* Task instructions *
Tally the lines holding the word "that" and state the count by itself.

* Rows from a dataset of charts and code *

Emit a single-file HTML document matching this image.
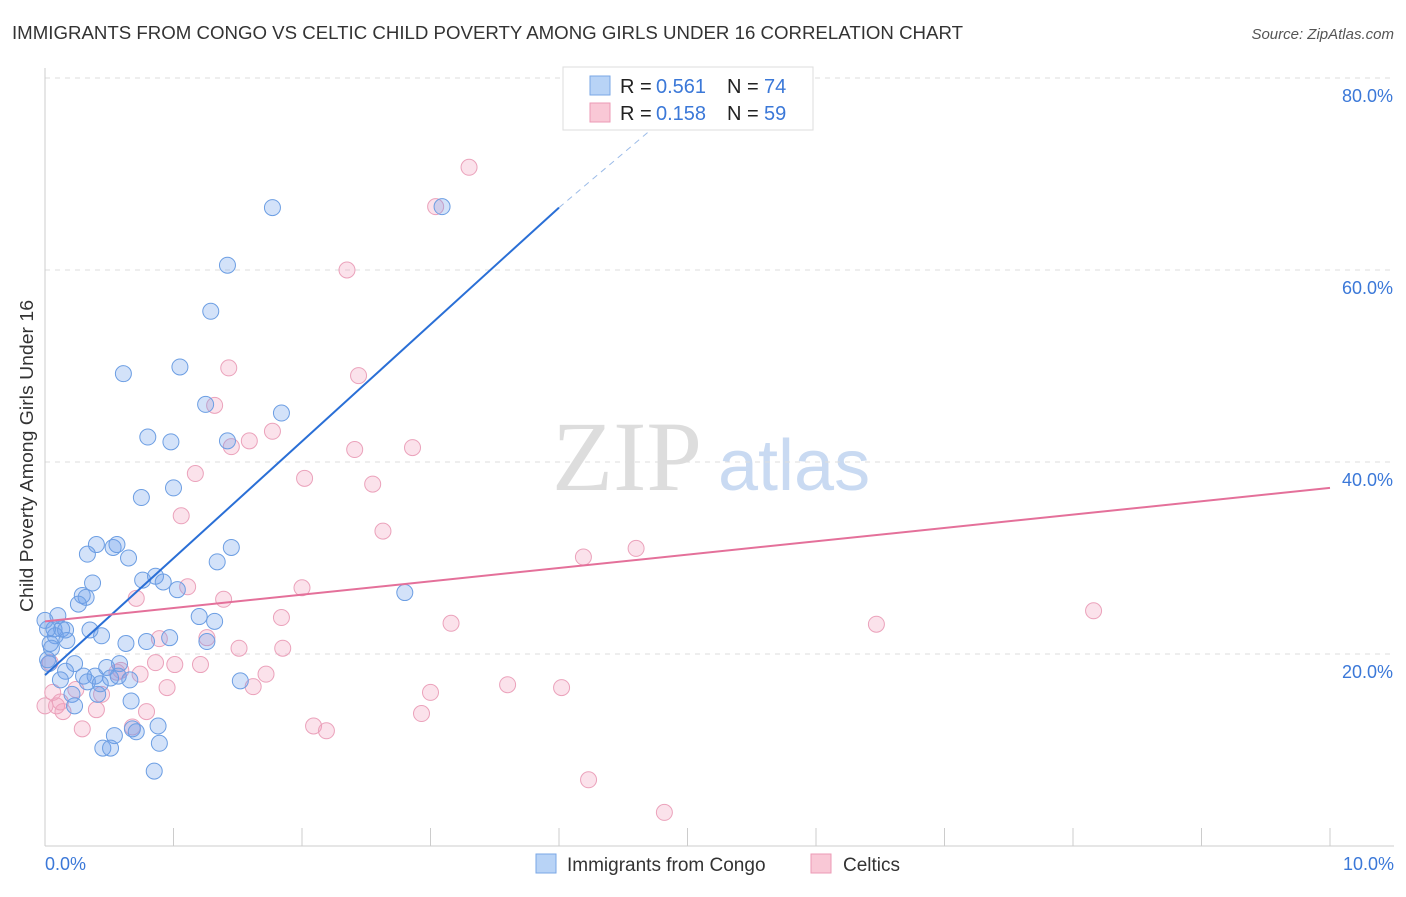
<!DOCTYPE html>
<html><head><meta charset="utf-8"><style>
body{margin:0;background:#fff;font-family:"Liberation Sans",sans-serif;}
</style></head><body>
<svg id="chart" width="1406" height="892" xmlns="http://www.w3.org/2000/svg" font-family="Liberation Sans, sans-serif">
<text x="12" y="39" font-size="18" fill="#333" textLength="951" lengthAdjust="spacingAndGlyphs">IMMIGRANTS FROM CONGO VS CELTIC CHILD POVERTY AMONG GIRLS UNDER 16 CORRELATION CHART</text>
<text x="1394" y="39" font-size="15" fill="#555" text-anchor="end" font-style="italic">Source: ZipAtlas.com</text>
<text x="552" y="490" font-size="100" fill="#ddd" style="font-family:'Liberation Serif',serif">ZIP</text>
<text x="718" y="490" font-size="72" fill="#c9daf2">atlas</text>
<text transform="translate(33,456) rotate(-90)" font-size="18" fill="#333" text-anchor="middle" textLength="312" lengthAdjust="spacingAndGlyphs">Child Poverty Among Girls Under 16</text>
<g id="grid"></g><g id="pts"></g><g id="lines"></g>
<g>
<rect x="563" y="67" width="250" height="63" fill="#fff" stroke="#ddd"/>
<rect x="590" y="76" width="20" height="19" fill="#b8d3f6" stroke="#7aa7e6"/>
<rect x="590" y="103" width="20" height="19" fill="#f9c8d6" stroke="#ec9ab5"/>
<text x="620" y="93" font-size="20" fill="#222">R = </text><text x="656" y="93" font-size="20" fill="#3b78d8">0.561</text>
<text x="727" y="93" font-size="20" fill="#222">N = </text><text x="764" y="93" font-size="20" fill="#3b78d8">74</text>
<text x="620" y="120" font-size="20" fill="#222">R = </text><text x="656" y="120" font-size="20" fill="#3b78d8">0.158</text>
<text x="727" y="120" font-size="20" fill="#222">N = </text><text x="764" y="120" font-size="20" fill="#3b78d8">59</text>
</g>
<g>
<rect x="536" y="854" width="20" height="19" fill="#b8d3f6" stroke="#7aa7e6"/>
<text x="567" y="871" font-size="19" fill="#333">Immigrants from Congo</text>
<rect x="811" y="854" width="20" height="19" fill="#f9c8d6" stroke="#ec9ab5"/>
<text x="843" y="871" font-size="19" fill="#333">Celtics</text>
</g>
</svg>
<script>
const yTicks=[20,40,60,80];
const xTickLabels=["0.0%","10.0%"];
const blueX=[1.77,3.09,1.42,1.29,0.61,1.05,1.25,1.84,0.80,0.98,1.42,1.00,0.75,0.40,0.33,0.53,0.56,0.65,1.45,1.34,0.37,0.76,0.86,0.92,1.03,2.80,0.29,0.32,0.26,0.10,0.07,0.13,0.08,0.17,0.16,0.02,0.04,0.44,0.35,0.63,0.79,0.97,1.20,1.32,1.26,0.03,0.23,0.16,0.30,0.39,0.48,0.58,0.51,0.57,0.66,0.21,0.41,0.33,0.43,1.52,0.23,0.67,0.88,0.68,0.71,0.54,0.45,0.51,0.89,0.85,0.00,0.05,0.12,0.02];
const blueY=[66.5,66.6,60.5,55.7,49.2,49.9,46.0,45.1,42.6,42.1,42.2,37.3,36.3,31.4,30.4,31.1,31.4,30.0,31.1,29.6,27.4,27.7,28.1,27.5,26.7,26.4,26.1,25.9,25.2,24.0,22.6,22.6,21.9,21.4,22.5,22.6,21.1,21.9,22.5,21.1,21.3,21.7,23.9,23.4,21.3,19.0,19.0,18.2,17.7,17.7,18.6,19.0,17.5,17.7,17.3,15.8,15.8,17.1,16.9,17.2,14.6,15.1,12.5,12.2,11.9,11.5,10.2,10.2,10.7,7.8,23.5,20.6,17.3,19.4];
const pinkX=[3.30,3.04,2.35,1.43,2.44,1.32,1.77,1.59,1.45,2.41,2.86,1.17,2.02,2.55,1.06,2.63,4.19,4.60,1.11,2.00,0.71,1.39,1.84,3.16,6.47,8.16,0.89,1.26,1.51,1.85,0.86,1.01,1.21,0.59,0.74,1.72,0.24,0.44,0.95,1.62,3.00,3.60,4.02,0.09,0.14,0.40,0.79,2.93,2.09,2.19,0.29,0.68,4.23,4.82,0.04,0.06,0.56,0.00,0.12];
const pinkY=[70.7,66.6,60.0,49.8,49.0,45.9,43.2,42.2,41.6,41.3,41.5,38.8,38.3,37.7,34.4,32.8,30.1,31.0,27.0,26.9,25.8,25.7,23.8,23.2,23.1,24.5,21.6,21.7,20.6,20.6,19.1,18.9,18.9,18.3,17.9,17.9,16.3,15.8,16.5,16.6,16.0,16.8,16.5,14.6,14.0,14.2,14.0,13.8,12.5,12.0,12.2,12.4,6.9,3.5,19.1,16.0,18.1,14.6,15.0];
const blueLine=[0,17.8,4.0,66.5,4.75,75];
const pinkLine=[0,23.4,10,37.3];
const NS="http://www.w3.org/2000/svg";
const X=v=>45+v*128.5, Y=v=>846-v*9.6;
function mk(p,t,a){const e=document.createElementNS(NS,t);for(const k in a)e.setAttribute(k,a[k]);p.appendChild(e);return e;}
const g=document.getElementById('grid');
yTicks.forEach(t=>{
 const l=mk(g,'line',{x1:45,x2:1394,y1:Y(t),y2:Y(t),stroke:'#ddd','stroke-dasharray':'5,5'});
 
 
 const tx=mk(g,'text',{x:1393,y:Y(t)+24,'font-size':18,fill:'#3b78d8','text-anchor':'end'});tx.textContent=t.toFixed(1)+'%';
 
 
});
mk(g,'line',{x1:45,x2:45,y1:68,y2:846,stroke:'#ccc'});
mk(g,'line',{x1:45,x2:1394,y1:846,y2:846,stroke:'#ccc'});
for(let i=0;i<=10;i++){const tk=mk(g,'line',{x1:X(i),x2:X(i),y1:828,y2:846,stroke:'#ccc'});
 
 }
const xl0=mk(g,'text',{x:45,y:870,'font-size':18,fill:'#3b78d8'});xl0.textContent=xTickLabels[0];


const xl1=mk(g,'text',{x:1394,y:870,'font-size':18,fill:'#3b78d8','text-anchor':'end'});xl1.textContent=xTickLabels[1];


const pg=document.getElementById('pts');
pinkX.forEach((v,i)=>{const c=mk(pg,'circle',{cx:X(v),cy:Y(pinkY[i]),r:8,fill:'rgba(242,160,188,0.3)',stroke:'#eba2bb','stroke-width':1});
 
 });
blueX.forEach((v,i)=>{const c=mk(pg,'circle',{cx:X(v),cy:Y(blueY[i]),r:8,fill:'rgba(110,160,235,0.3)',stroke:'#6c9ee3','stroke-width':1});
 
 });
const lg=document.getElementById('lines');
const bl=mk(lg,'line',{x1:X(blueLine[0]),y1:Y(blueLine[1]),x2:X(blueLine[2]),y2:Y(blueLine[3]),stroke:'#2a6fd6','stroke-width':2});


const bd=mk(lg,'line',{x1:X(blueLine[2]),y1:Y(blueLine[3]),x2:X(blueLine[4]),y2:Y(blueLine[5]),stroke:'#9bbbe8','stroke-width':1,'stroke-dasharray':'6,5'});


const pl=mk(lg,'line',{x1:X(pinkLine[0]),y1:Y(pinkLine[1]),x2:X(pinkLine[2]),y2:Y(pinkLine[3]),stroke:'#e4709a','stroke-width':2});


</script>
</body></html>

...

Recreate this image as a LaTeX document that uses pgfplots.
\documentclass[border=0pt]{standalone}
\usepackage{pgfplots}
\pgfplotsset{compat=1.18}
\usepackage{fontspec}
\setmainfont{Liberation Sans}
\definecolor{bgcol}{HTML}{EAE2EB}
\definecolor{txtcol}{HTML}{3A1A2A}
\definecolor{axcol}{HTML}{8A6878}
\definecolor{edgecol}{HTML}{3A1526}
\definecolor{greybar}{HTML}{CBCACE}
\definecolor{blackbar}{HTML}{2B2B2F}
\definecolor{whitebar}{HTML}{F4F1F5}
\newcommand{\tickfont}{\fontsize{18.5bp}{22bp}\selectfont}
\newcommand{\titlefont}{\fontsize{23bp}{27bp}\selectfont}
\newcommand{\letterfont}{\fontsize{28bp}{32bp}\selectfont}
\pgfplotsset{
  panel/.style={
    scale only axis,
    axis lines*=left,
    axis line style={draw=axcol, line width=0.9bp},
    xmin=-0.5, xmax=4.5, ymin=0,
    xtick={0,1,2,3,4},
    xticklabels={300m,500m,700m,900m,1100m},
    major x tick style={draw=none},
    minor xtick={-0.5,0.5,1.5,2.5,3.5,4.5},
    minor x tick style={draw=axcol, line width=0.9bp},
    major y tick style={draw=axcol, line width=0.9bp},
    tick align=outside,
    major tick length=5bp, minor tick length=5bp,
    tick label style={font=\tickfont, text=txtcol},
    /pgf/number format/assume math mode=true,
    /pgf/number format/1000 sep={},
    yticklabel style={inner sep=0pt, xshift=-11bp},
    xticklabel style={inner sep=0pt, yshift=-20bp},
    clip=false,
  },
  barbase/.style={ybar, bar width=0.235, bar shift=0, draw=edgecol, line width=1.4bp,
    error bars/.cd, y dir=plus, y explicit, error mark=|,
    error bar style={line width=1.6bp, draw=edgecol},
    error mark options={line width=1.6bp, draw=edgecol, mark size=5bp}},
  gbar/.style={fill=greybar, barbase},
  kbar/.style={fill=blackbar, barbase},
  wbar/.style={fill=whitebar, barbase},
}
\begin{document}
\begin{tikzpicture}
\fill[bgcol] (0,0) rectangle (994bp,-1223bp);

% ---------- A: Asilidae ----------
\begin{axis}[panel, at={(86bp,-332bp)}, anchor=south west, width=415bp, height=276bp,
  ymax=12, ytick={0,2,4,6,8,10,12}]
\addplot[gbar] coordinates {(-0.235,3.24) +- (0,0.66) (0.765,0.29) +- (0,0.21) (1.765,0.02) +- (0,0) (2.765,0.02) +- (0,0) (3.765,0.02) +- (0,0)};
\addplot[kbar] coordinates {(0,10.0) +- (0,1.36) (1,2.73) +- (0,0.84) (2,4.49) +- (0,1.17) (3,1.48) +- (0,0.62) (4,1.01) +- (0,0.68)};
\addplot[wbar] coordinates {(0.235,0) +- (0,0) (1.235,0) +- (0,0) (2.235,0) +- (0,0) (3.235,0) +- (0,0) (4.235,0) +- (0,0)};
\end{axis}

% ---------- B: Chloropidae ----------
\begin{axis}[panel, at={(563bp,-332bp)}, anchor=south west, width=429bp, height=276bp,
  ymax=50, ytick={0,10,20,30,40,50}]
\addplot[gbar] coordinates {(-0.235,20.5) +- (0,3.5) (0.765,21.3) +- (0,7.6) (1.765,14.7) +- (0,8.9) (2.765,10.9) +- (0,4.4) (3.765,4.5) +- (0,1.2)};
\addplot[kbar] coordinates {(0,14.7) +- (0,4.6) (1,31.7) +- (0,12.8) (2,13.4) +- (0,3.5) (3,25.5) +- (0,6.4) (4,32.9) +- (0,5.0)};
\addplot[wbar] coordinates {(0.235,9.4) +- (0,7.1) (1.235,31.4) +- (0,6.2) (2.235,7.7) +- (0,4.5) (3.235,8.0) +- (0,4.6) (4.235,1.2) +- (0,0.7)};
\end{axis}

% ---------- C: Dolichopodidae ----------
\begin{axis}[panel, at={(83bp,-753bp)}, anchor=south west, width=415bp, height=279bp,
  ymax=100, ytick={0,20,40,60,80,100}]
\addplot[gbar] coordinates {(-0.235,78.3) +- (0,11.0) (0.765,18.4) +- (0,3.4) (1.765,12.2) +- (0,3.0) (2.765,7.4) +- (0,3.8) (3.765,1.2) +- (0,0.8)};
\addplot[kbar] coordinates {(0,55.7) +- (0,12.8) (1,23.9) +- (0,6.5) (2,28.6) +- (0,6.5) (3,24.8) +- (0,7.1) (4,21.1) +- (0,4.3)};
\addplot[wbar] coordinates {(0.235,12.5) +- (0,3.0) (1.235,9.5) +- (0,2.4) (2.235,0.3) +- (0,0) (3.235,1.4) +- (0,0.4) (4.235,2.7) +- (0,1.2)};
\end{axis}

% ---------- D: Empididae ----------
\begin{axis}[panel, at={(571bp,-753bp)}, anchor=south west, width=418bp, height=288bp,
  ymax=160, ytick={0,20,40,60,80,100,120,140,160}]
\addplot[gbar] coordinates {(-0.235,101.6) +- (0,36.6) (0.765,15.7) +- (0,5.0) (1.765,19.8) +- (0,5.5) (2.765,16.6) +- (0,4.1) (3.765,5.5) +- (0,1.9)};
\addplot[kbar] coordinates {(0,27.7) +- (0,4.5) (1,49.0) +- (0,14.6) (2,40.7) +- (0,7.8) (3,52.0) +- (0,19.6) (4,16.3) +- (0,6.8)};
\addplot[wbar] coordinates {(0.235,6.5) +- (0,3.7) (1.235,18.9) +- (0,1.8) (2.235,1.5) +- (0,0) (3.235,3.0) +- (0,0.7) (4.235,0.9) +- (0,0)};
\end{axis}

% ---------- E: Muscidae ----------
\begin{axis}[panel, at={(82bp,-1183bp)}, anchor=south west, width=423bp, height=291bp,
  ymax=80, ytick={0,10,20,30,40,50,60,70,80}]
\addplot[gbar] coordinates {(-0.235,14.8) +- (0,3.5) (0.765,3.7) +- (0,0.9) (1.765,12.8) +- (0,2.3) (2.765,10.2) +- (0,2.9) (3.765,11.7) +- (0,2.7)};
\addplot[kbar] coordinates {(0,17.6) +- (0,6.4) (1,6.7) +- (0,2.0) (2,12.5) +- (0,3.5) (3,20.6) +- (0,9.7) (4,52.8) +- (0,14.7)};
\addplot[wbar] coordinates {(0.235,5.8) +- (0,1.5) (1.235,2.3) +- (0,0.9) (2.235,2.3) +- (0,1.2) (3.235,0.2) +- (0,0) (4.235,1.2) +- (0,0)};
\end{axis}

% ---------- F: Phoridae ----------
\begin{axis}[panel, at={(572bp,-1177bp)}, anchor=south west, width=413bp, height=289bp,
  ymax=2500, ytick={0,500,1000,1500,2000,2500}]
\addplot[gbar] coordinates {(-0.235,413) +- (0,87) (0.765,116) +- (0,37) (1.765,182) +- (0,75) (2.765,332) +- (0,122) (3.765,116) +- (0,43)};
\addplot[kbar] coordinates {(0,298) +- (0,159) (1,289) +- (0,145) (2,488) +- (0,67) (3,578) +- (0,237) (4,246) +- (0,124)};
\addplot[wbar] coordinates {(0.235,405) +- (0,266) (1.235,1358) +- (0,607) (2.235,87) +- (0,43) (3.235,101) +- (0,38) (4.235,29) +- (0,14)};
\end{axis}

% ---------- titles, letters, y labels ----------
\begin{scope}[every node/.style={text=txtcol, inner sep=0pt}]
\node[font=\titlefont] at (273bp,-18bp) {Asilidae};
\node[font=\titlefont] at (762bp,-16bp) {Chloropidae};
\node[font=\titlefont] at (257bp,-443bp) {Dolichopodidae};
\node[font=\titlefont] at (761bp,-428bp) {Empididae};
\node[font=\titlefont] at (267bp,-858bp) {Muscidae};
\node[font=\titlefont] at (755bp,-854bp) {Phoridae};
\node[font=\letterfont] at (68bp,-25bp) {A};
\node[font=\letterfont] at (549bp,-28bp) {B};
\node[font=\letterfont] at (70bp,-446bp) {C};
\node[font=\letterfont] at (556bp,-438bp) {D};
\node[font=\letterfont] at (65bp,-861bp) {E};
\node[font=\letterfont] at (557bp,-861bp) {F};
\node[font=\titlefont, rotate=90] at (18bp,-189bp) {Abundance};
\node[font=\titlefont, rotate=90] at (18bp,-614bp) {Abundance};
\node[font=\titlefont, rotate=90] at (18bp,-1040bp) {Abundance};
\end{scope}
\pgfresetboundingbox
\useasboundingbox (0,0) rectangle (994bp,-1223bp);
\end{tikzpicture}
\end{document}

--

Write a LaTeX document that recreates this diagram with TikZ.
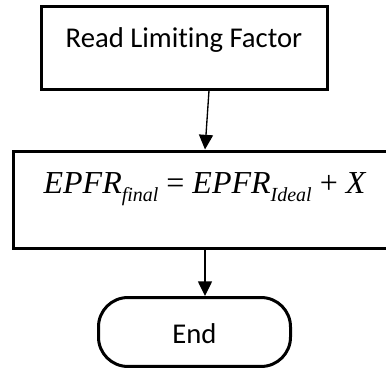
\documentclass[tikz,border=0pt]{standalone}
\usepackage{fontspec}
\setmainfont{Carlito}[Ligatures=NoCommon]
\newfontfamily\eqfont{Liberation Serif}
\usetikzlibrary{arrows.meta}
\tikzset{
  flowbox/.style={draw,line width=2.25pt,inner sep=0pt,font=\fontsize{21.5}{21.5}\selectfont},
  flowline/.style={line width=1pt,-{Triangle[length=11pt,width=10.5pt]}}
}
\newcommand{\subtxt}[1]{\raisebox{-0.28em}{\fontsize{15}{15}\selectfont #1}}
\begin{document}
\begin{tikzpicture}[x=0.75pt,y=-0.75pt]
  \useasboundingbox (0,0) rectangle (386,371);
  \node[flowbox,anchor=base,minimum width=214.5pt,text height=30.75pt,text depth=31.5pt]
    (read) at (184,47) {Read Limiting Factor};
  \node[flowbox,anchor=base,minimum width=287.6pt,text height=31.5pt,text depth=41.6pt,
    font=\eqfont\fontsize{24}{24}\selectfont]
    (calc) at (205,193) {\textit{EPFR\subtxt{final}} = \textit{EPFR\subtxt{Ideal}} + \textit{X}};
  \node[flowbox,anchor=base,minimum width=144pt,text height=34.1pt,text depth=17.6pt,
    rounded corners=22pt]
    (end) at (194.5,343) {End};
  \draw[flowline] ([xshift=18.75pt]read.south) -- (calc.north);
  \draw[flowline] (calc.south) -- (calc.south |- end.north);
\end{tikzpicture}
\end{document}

* Response below *
2